--- Given request ---
Give the listing again exactly, omitting its images.

Start of Data extract

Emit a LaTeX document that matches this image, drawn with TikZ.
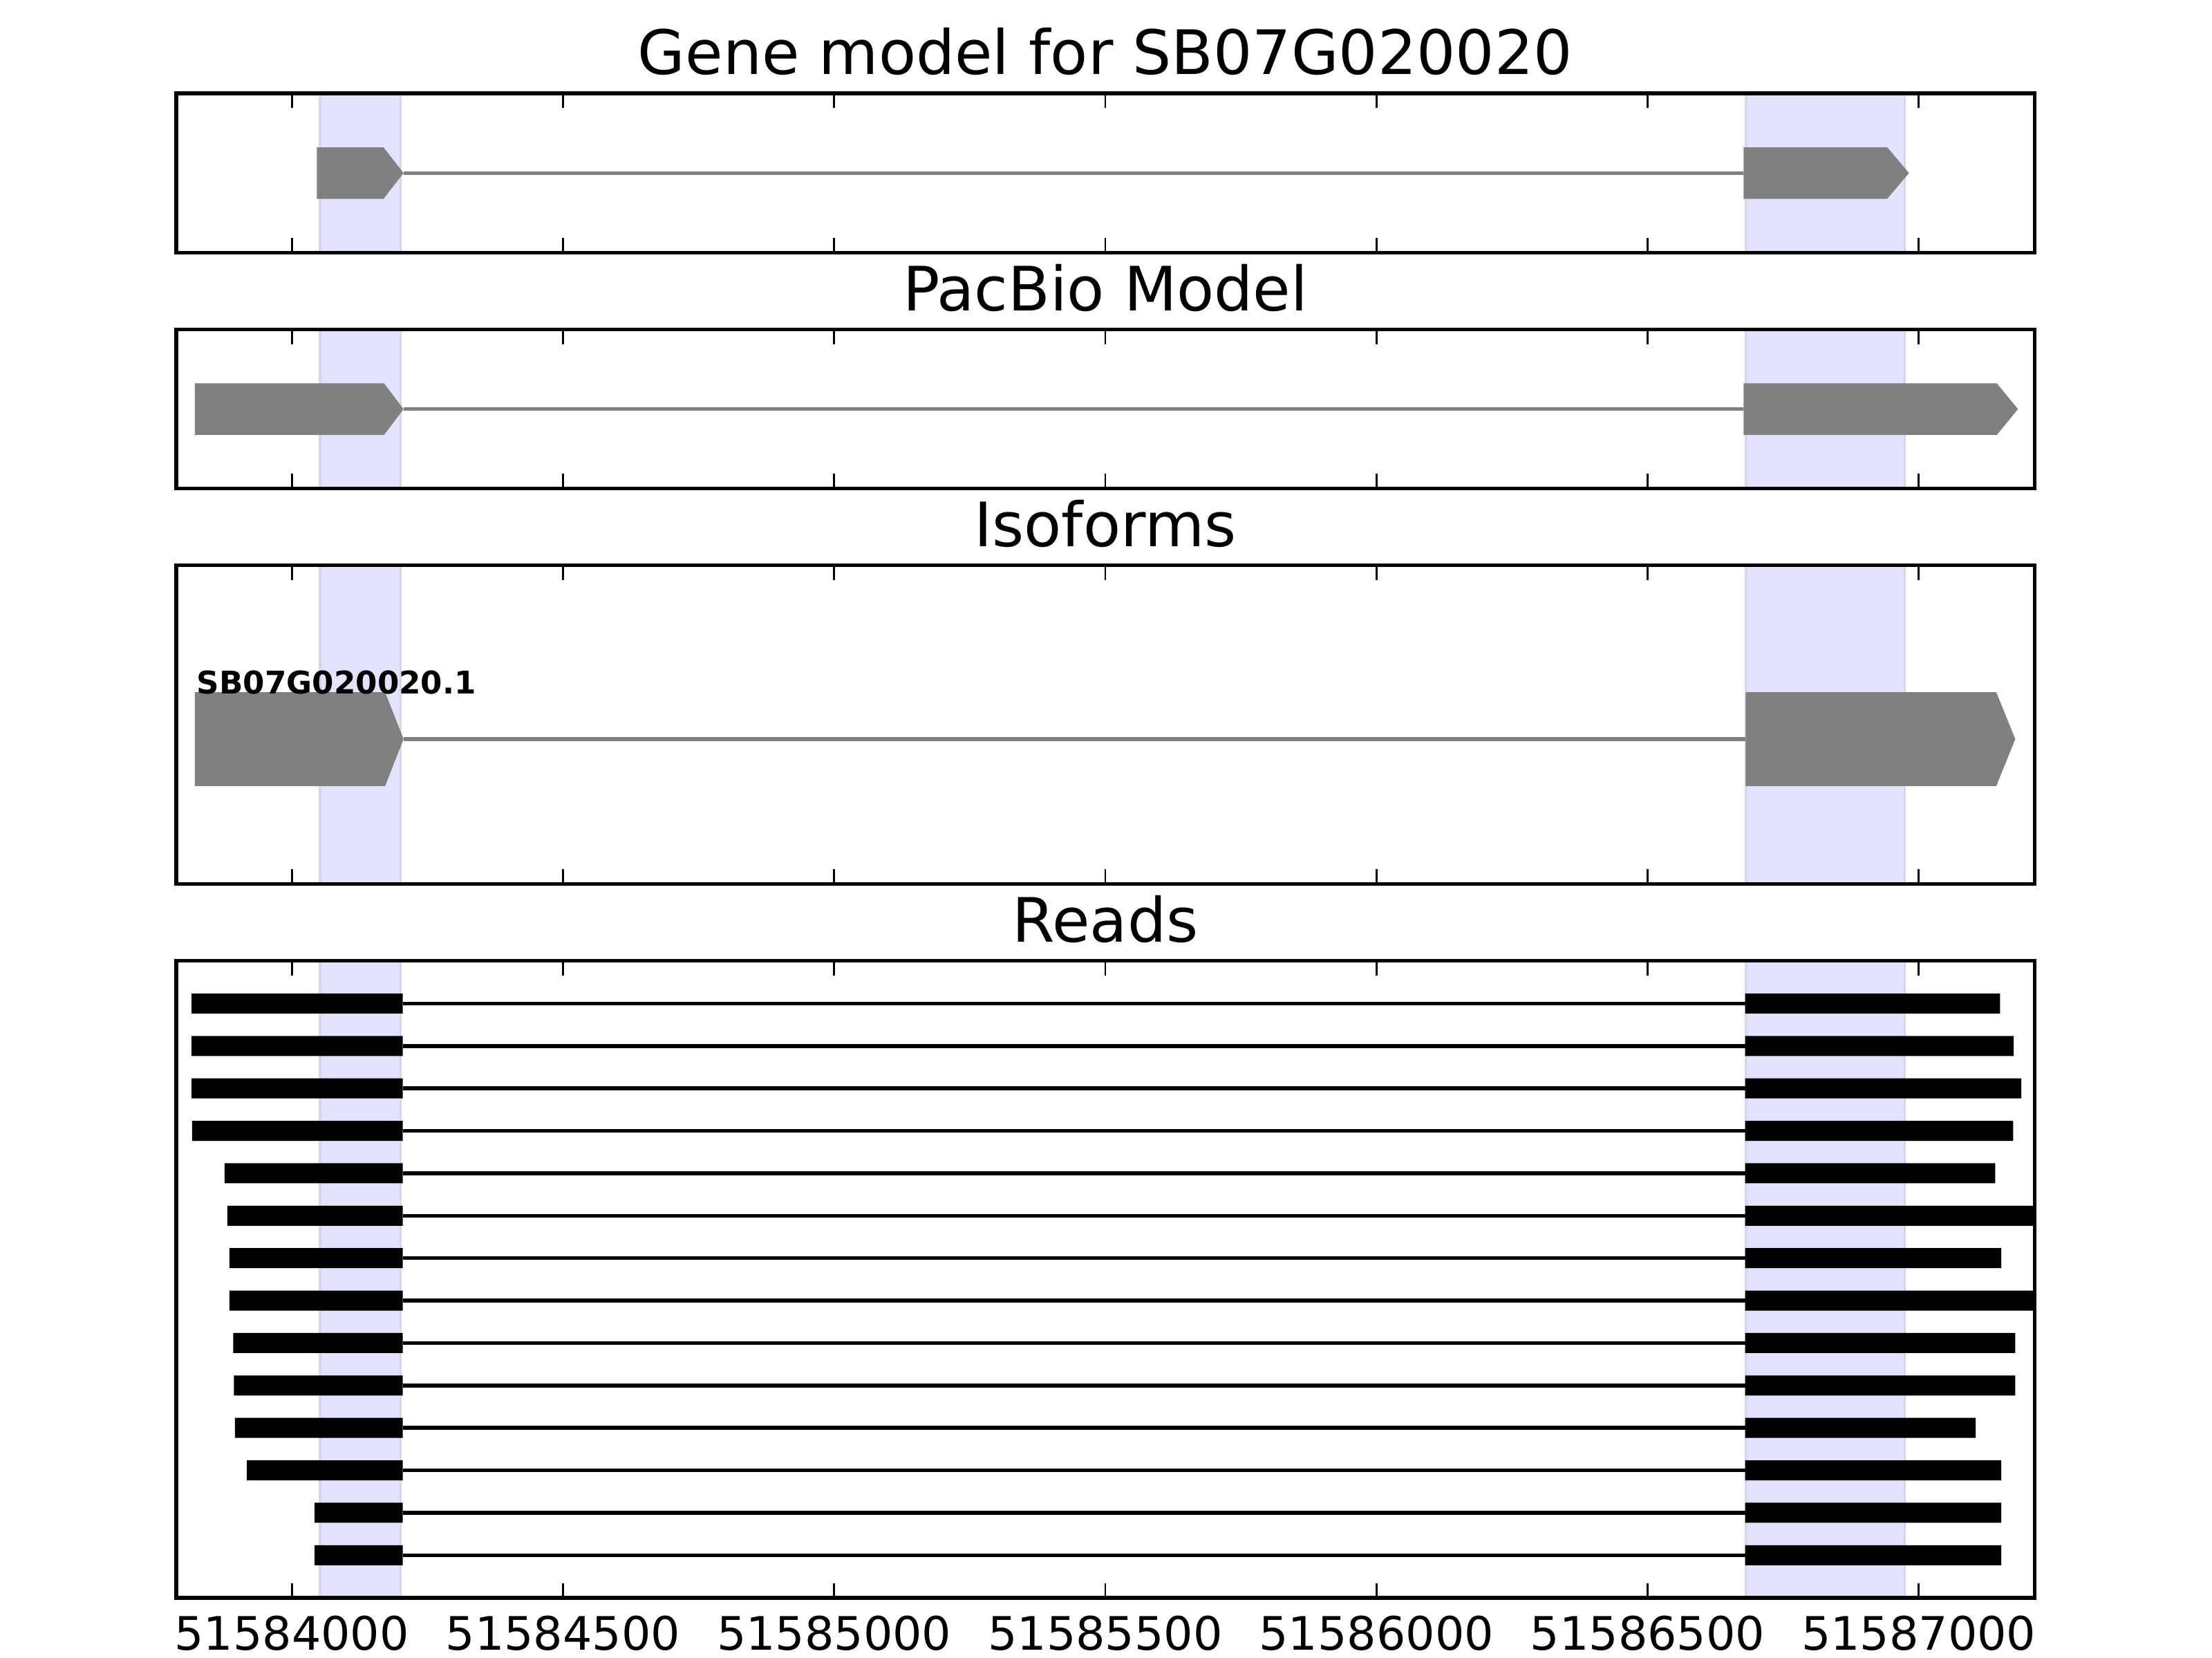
\documentclass[tikz,border=0pt]{standalone}
\usepackage{fontspec}
\setmainfont{DejaVu Sans}
\usepackage{tikz}
\definecolor{exgray}{HTML}{808080}
\definecolor{hiblue}{HTML}{E3E3FD}
\definecolor{hiedge}{HTML}{D7D7EC}

\begin{document}
\begin{tikzpicture}[x=0.003844cm,y=-0.01cm]
  \useasboundingbox (-538.2,0) rectangle (3540.8,1176);
  % x in bp from 51584000, y in px downwards
  \foreach \a/\b/\ttl/\nm in {66.2/179.2/Gene model for SB07G020020/gene,233.6/346.6/PacBio Model/pacbio,401/627/Isoforms/iso,681.4/1133.4/Reads/reads}{
    \fill[hiblue,draw=hiedge,line width=0.5pt] (52,\a) rectangle (200.6,\b) (2682,\a) rectangle (2974,\b);
    \node[font=\fontsize{12.35}{15}\selectfont,anchor=base] (\nm) at (1500,\a-13.4) {\ttl};
  }
  % gene models
  \foreach \s/\e/\m in {206/2677/122.75,206/2677/290.2,206/2681/524.3}{\draw[exgray,line width=0.77pt] (\s,\m) -- (\e,\m);}
  \foreach \s/\h/\e/\u/\v in {46/169/206/104.5/141,2677/2942/2982/104.5/141,-179/170/206/271.9/308.5,2677/3144/3183/271.9/308.5,-179/172/206/491/557.5,2681/3143/3178/491/557.5}
    \fill[exgray] (\s,\u) -- (\h,\u) -- (\e,{(\u+\v)/2}) -- (\h,\v) -- (\s,\v) -- cycle;
  \node[anchor=base west,inner sep=0pt,font=\bfseries\fontsize{6.3}{7.5}\selectfont] (isoname) at (-177,492) {SB07G020020.1};
  % reads
  \foreach \l/\r [count=\i] in {-185/3150,-185/3175,-185/3189,-184/3174,-124/3141,-119/3214,-115/3152,-115/3214,-108/3178,-107/3178,-105/3105,-83/3152,42/3152,42/3152}{
    \pgfmathsetmacro\yy{711.8+30.1*(\i-1)}
    \draw[line width=0.77pt] (204.5,\yy) -- (2680,\yy);
    \fill (\l,\yy-7.1) rectangle (204.5,\yy+7.1) (2680,\yy-7.1) rectangle (\r,\yy+7.1);
  }
  % frames and ticks
  \foreach \a/\b in {66.2/179.2,233.6/346.6,401/627,681.4/1133.4}{
    \foreach \t in {0,500,...,3000}{\draw[line width=0.4pt] (\t,\a) -- ++(0,10.5) (\t,\b) -- ++(0,-10.5);}
    \draw[line width=0.77pt] (-213,\a) rectangle (3214,\b);
  }
  \foreach \t in {0,500,...,3000}
    \node[font=\fontsize{9.3}{11}\selectfont,anchor=base] (tick\t) at (\t,1170.5) {\the\numexpr51584000+\t\relax};
\end{tikzpicture}
\end{document}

End of Data extract

--- Output of the exercise ---
Emit a LaTeX document that matches this image, drawn with TikZ.
\documentclass[tikz,border=0pt]{standalone}
\usepackage{fontspec}
\setmainfont{DejaVu Sans}
\usepackage{tikz}
\definecolor{exgray}{HTML}{808080}
\definecolor{hiblue}{HTML}{E3E3FD}
\definecolor{hiedge}{HTML}{D7D7EC}

\begin{document}
\begin{tikzpicture}[x=0.003844cm,y=-0.01cm]
  \useasboundingbox (-538.2,0) rectangle (3540.8,1176);
  % x in bp from 51584000, y in px downwards
  \foreach \a/\b/\ttl/\nm in {66.2/179.2/Gene model for SB07G020020/gene,233.6/346.6/PacBio Model/pacbio,401/627/Isoforms/iso,681.4/1133.4/Reads/reads}{
    \fill[hiblue,draw=hiedge,line width=0.5pt] (52,\a) rectangle (200.6,\b) (2682,\a) rectangle (2974,\b);
    \node[font=\fontsize{12.35}{15}\selectfont,anchor=base] (\nm) at (1500,\a-13.4) {\ttl};
  }
  % gene models
  \foreach \s/\e/\m in {206/2677/122.75,206/2677/290.2,206/2681/524.3}{\draw[exgray,line width=0.77pt] (\s,\m) -- (\e,\m);}
  \foreach \s/\h/\e/\u/\v in {46/169/206/104.5/141,2677/2942/2982/104.5/141,-179/170/206/271.9/308.5,2677/3144/3183/271.9/308.5,-179/172/206/491/557.5,2681/3143/3178/491/557.5}
    \fill[exgray] (\s,\u) -- (\h,\u) -- (\e,{(\u+\v)/2}) -- (\h,\v) -- (\s,\v) -- cycle;
  \node[anchor=base west,inner sep=0pt,font=\bfseries\fontsize{6.3}{7.5}\selectfont] (isoname) at (-177,492) {SB07G020020.1};
  % reads
  \foreach \l/\r [count=\i] in {-185/3150,-185/3175,-185/3189,-184/3174,-124/3141,-119/3214,-115/3152,-115/3214,-108/3178,-107/3178,-105/3105,-83/3152,42/3152,42/3152}{
    \pgfmathsetmacro\yy{711.8+30.1*(\i-1)}
    \draw[line width=0.77pt] (204.5,\yy) -- (2680,\yy);
    \fill (\l,\yy-7.1) rectangle (204.5,\yy+7.1) (2680,\yy-7.1) rectangle (\r,\yy+7.1);
  }
  % frames and ticks
  \foreach \a/\b in {66.2/179.2,233.6/346.6,401/627,681.4/1133.4}{
    \foreach \t in {0,500,...,3000}{\draw[line width=0.4pt] (\t,\a) -- ++(0,10.5) (\t,\b) -- ++(0,-10.5);}
    \draw[line width=0.77pt] (-213,\a) rectangle (3214,\b);
  }
  \foreach \t in {0,500,...,3000}
    \node[font=\fontsize{9.3}{11}\selectfont,anchor=base] (tick\t) at (\t,1170.5) {\the\numexpr51584000+\t\relax};
\end{tikzpicture}
\end{document}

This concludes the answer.